Waukesha County

Jury Reporting Information

Find Out If You Need to Appear for Jury Duty
Because scheduled jury trials sometimes settle or are re-scheduled, Waukesha County uses a voice mail recording system to inform jurors if it is necessary to actually appear on the date(s) that appear on the summons.

To determine when to report for jury service, you must call the Jury Information line at 262-548-7531 after 5:00 p.m. on the night before each date listed on your summons. Listen carefully to the entire recorded message and follow the instructions carefully. The message will tell you whether you should report, whether there has been a change in the time you are to report, or any other information that could affect your service. Please listen to the entire message carefully.

Jurors must appear on the date(s) listed on their summons unless the message tells them otherwise. 

Find Out Where to Appear for Jury Duty
On the first day of service, jurors are to report to the Jury Assembly Room G55, which is located on the ground floor of the Administration Center, one floor below the main entrance. From the security screening station at the main entrance to the courthouse, follow the yellow dots to the elevator. Once at the  elevator take it down one floor to the ground floor. Turn left from the elevator and the Jury Assembly Room will be just a short distance on your right.

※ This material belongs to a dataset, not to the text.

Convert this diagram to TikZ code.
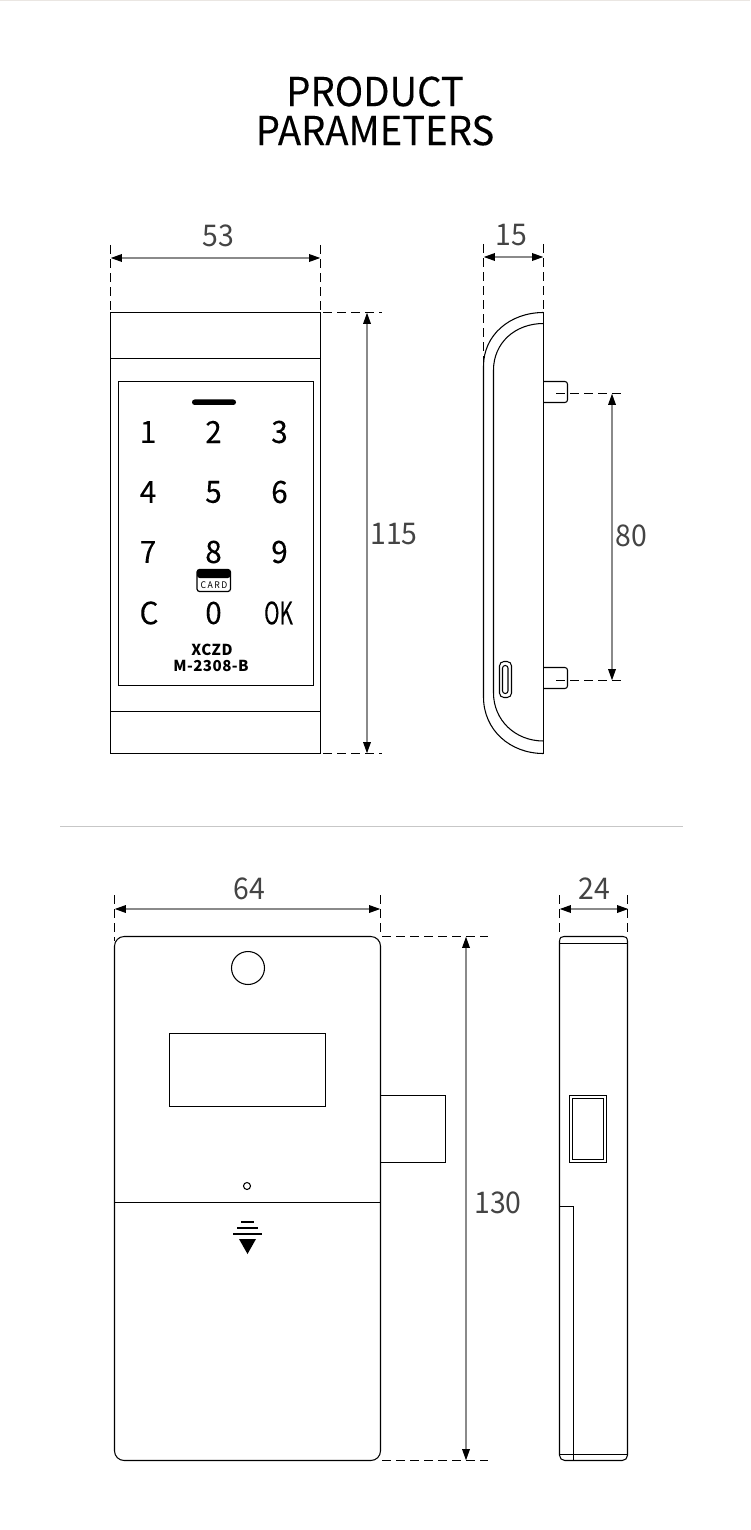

If you are selected to serve on a jury trial that will last more than one day, the Judge in the trial will provide you with information on where you should report after the first day of the trial.

What Should I Bring?
Jurors are required to show picture identification when checking into the Jury Assembly Room.

What Should I Wear?
Business casual is recommended. Formal attire is not necessary, but informal attire such as shorts, halters, tank tops or shirts with offensive messages are not appropriate in court. Hats are not allowed unless worn for religious purposes. Jurors are advised to dress in layers as the temperature in the jury assemby area and in the courtrooms may be unpredictable.